Numbers don’t lie. If they’re not going in the direction you want them to go in then you’re not doing your job properly.
Also what social media analytics offer is, more than ever before, a greater understanding of your online audience that is vital to develop a wider digital strategy. Last month at a marketing conference I was following on Twitter the big “news” was that segmentation” is dead. Instead you have to analyse your audience based on behaviour (Note to marketers, look up what “segmentation” means).
How you divide and understand your audience largely depends on your audience and the brand or campaign you’re working on. But where they live, how often they tweet and spend time online and how much information they go on to share to their followers is a fairly good basis for an understanding of how these same people might behave online. Use that as a principle for segmentation and you understand where your brand is having an impact, what messages inspire people and what don’t and whether you’re wasting your time. If any kind of online activity is part of your approach then why would you not use this?
Good social media analytics offer all of those things.

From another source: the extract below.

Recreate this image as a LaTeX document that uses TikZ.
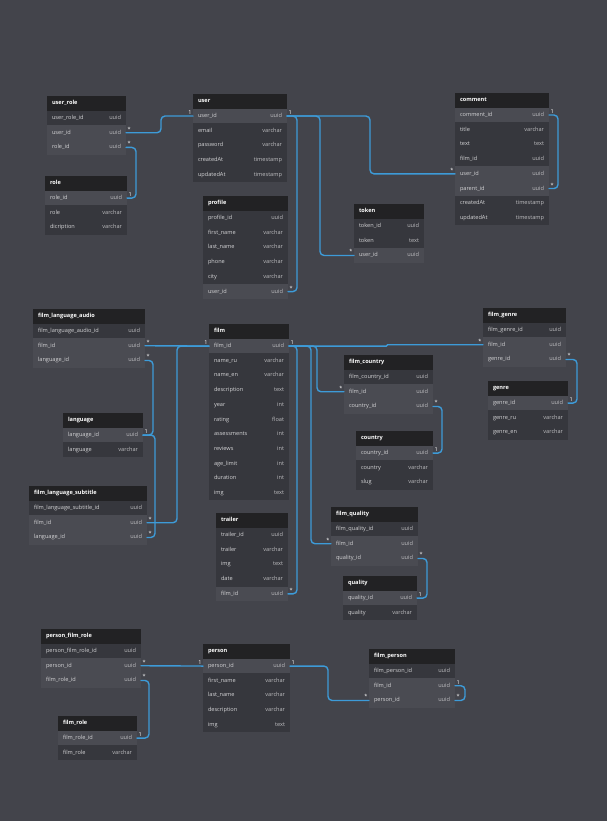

The issue is when it stands alone. Thankfully we’ve, largely, moved on from the idea that because it’s free to set up a social media account then it’s free to run a social media campaign. Facebook barely works now unless you’re paying. But having someone doing social media who doesn’t feed into the rest of your marketing just seems like madness. You’ve finally been offered tangible figures as to how you’re going down with real people online, why is that something you’d shove in a corner. Segment your social media audience, study the analytics and use it as a springboard for the rest of your digital marketing. And ignore reach. It’s as useful as multiplying the rice of an advert by three.